Device Lending allows you to share PCIe devices in a cluster by lending local PCIe devices and borrowing them on other nodes. The borrower uses the native PCIe drivers meaning that unmodified software running on one node can gain access to PCIe devices physically located in another node.

System Requirements

eXpressWare Installation

When installing eXpressWare, make sure to request installation of SmartIO, either interactively or by passing the --enable-smartio argument. Please refer to the installation guide for more details.
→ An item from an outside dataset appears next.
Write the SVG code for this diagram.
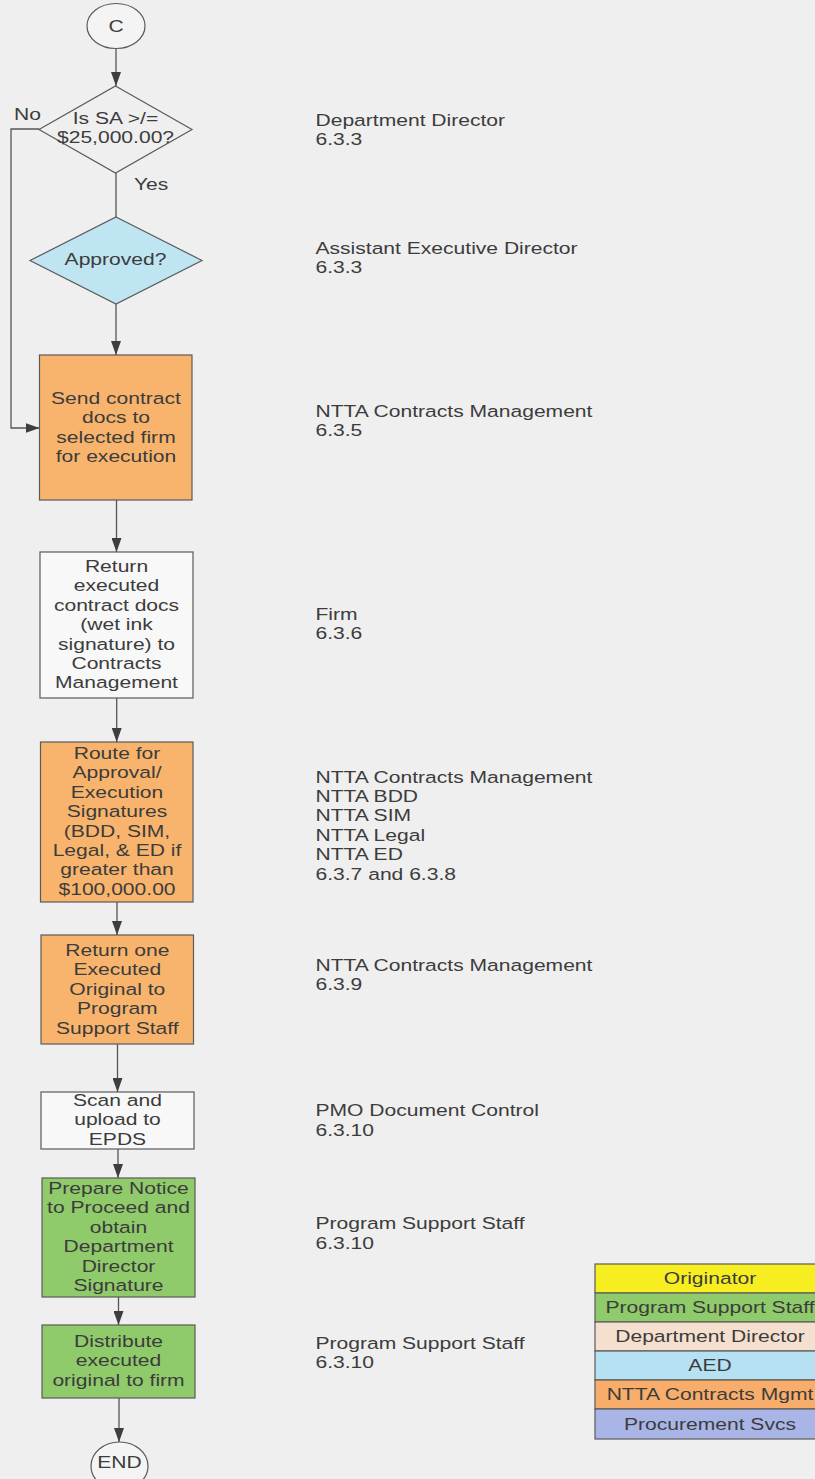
<svg xmlns="http://www.w3.org/2000/svg" width="815" height="1479" viewBox="0 0 815 1479">
<style>
.t{font-family:"Liberation Sans",Arial,sans-serif;font-size:17px;fill:#3c3c3c}
.m{text-anchor:middle}
.shape{stroke:#5a5a5a;stroke-width:1.2}
.ln{fill:none;stroke:#555;stroke-width:1.3}
</style>
<defs>
<marker id="ah" markerUnits="userSpaceOnUse" markerWidth="14" markerHeight="10" refX="14" refY="5" orient="auto">
<path d="M0,0 L14,5 L0,10 z" fill="#3e3e3e"/>
</marker>
</defs>
<rect x="0" y="0" width="815" height="1479" fill="#efefef"/>

<g id="connectors">
<line class="ln" x1="116" y1="49" x2="116" y2="86" marker-end="url(#ah)"/>
<line class="ln" x1="116" y1="173" x2="116" y2="217"/>
<line class="ln" x1="116" y1="304" x2="116" y2="355" marker-end="url(#ah)"/>
<polyline class="ln" points="39,129 11,129 11,428 39.5,428" marker-end="url(#ah)"/>
<line class="ln" x1="116.5" y1="500" x2="116.5" y2="552" marker-end="url(#ah)"/>
<line class="ln" x1="116.7" y1="698" x2="116.7" y2="742" marker-end="url(#ah)"/>
<line class="ln" x1="117" y1="902" x2="117" y2="935" marker-end="url(#ah)"/>
<line class="ln" x1="117.5" y1="1044" x2="117.5" y2="1092" marker-end="url(#ah)"/>
<line class="ln" x1="118" y1="1149" x2="118" y2="1178" marker-end="url(#ah)"/>
<line class="ln" x1="118.5" y1="1297" x2="118.5" y2="1325" marker-end="url(#ah)"/>
<line class="ln" x1="119" y1="1398" x2="119" y2="1442" marker-end="url(#ah)"/>
<g transform="translate(14,0) scale(1.24,1)"><text class="t" x="0" y="120">No</text></g>
<g transform="translate(134,0) scale(1.24,1)"><text class="t" x="0" y="190">Yes</text></g>
</g>

<g id="start">
<ellipse class="shape" cx="116" cy="26" rx="29" ry="22.5" fill="#f4f4f4"/>
<g transform="translate(116,0) scale(1.24,1)"><text class="t m" x="0" y="32">C</text></g>
</g>

<g id="dec-sa">
<polygon class="shape" points="115.5,86 192,129.5 115.5,173 39,129.5" fill="#efefef"/>
<g transform="translate(115.5,0) scale(1.24,1)"><text class="t m" x="0" y="124">Is SA &gt;/=</text><text class="t m" x="0" y="143">$25,000.00?</text></g>
</g>

<g id="dec-approved">
<polygon class="shape" points="116,217 202,260.5 116,304 30,260.5" fill="#bfe5f2"/>
<g transform="translate(115.5,0) scale(1.24,1)"><text class="t m" x="0" y="265">Approved?</text></g>
</g>

<g id="box-send">
<rect class="shape" x="39.5" y="355" width="152.5" height="145" fill="#f8b46d"/>
<g transform="translate(116,0) scale(1.24,1)"><text class="t m" x="0" y="404">Send contract</text><text class="t m" x="0" y="423.4">docs to</text><text class="t m" x="0" y="442.8">selected firm</text><text class="t m" x="0" y="462.2">for execution</text></g>
</g>

<g id="box-return">
<rect class="shape" x="40" y="552" width="153" height="146" fill="#f8f8f8"/>
<g transform="translate(116.5,0) scale(1.24,1)"><text class="t m" x="0" y="572">Return</text><text class="t m" x="0" y="591.4">executed</text><text class="t m" x="0" y="610.8">contract docs</text><text class="t m" x="0" y="630.2">(wet ink</text><text class="t m" x="0" y="649.6">signature) to</text><text class="t m" x="0" y="669">Contracts</text><text class="t m" x="0" y="688.4">Management</text></g>
</g>

<g id="box-route">
<rect class="shape" x="40.5" y="742" width="152.5" height="160" fill="#f8b46d"/>
<g transform="translate(117,0) scale(1.24,1)"><text class="t m" x="0" y="759">Route for</text><text class="t m" x="0" y="778.4">Approval/</text><text class="t m" x="0" y="797.8">Execution</text><text class="t m" x="0" y="817.2">Signatures</text><text class="t m" x="0" y="836.6">(BDD, SIM,</text><text class="t m" x="0" y="856">Legal, &amp; ED if</text><text class="t m" x="0" y="875.4">greater than</text><text class="t m" x="0" y="894.8">$100,000.00</text></g>
</g>

<g id="box-return-one">
<rect class="shape" x="41" y="935" width="152.5" height="109" fill="#f8b46d"/>
<g transform="translate(117.3,0) scale(1.24,1)"><text class="t m" x="0" y="956">Return one</text><text class="t m" x="0" y="975.4">Executed</text><text class="t m" x="0" y="994.8">Original to</text><text class="t m" x="0" y="1014.2">Program</text><text class="t m" x="0" y="1033.6">Support Staff</text></g>
</g>

<g id="box-scan">
<rect class="shape" x="41" y="1092" width="153" height="57" fill="#f8f8f8"/>
<g transform="translate(117.5,0) scale(1.24,1)"><text class="t m" x="0" y="1106">Scan and</text><text class="t m" x="0" y="1125.4">upload to</text><text class="t m" x="0" y="1144.8">EPDS</text></g>
</g>

<g id="box-ntp">
<rect class="shape" x="42" y="1178" width="153" height="119" fill="#8fca6b"/>
<g transform="translate(118.5,0) scale(1.24,1)"><text class="t m" x="0" y="1194">Prepare Notice</text><text class="t m" x="0" y="1213.4">to Proceed and</text><text class="t m" x="0" y="1232.8">obtain</text><text class="t m" x="0" y="1252.2">Department</text><text class="t m" x="0" y="1271.6">Director</text><text class="t m" x="0" y="1291">Signature</text></g>
</g>

<g id="box-distribute">
<rect class="shape" x="42" y="1325" width="153" height="73" fill="#8fca6b"/>
<g transform="translate(118.5,0) scale(1.24,1)"><text class="t m" x="0" y="1347">Distribute</text><text class="t m" x="0" y="1366.4">executed</text><text class="t m" x="0" y="1385.8">original to firm</text></g>
</g>

<g id="end">
<ellipse class="shape" cx="119.5" cy="1466" rx="28.5" ry="24" fill="#f4f4f4"/>
<g transform="translate(119.5,0) scale(1.24,1)"><text class="t m" x="0" y="1468">END</text></g>
</g>

<g id="roles">
<g transform="translate(315.5,0) scale(1.24,1)">
<text class="t" x="0" y="126">Department Director</text><text class="t" x="0" y="145">6.3.3</text>
<text class="t" x="0" y="254">Assistant Executive Director</text><text class="t" x="0" y="273">6.3.3</text>
<text class="t" x="0" y="416.7">NTTA Contracts Management</text><text class="t" x="0" y="435.7">6.3.5</text>
<text class="t" x="0" y="620">Firm</text><text class="t" x="0" y="639">6.3.6</text>
<text class="t" x="0" y="782.7">NTTA Contracts Management</text><text class="t" x="0" y="802.1">NTTA BDD</text><text class="t" x="0" y="821.5">NTTA SIM</text><text class="t" x="0" y="840.9">NTTA Legal</text><text class="t" x="0" y="860.5">NTTA ED</text><text class="t" x="0" y="880">6.3.7 and 6.3.8</text>
<text class="t" x="0" y="971">NTTA Contracts Management</text><text class="t" x="0" y="990">6.3.9</text>
<text class="t" x="0" y="1116">PMO Document Control</text><text class="t" x="0" y="1135.7">6.3.10</text>
<text class="t" x="0" y="1229.3">Program Support Staff</text><text class="t" x="0" y="1249">6.3.10</text>
<text class="t" x="0" y="1349.3">Program Support Staff</text><text class="t" x="0" y="1368">6.3.10</text>
</g>
</g>

<g id="legend">
<rect class="shape" x="595" y="1264" width="240" height="29" fill="#f7ee22"/>
<rect class="shape" x="595" y="1293" width="240" height="29" fill="#8fca6b"/>
<rect class="shape" x="595" y="1322" width="240" height="29" fill="#f5e0d0"/>
<rect class="shape" x="595" y="1351" width="240" height="29" fill="#b5e1f2"/>
<rect class="shape" x="595" y="1380" width="240" height="29" fill="#f8ae6a"/>
<rect class="shape" x="595" y="1409" width="240" height="30" fill="#a9b5e6"/>
<g transform="translate(710,0) scale(1.24,1)">
<text class="t m" x="0" y="1284.5">Originator</text>
<text class="t m" x="0" y="1313.5">Program Support Staff</text>
<text class="t m" x="0" y="1342.5">Department Director</text>
<text class="t m" x="0" y="1371.5">AED</text>
<text class="t m" x="0" y="1400.5">NTTA Contracts Mgmt</text>
<text class="t m" x="0" y="1430">Procurement Svcs</text>
</g>
</g>
</svg>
Lending Devices to the Pool

The devices that are going to be shared must be added and made available with smartio_tool add and smartio_tool available. The lender must also be connected to all the borrowers with smartio_tool connect. See Lending Local Devices for more details.

Borrowing devices from the Pool

Devices in the pool can be borrowed by nodes to be used like a local device. You can list the available devices with smartio_tool list and then borrow a device with smartio_tool borrow. See Using Native Device Drivers for more details.

Hint

NVIDIA GPUs (and other devices) can utilize peer-to-peer transfers between GPUs to acheive optimal latency and bandwidth. Using SmartIO, devices can even perform peer-to-peer transfers to other devices in the cluster. If your application uses peer-to-peer you should make sure to enable peer-to-peer between the devices in SmartIO. Refer to PCIe peer-to-peer for how to enable P2P.

Using devices

After borrowing the devices will operate as a local PCIe device. This means that you can use it the same way you would use a local device. For example, an NVMe drive can be mounted and an NVIDIA GPU can be used to run cuda applications.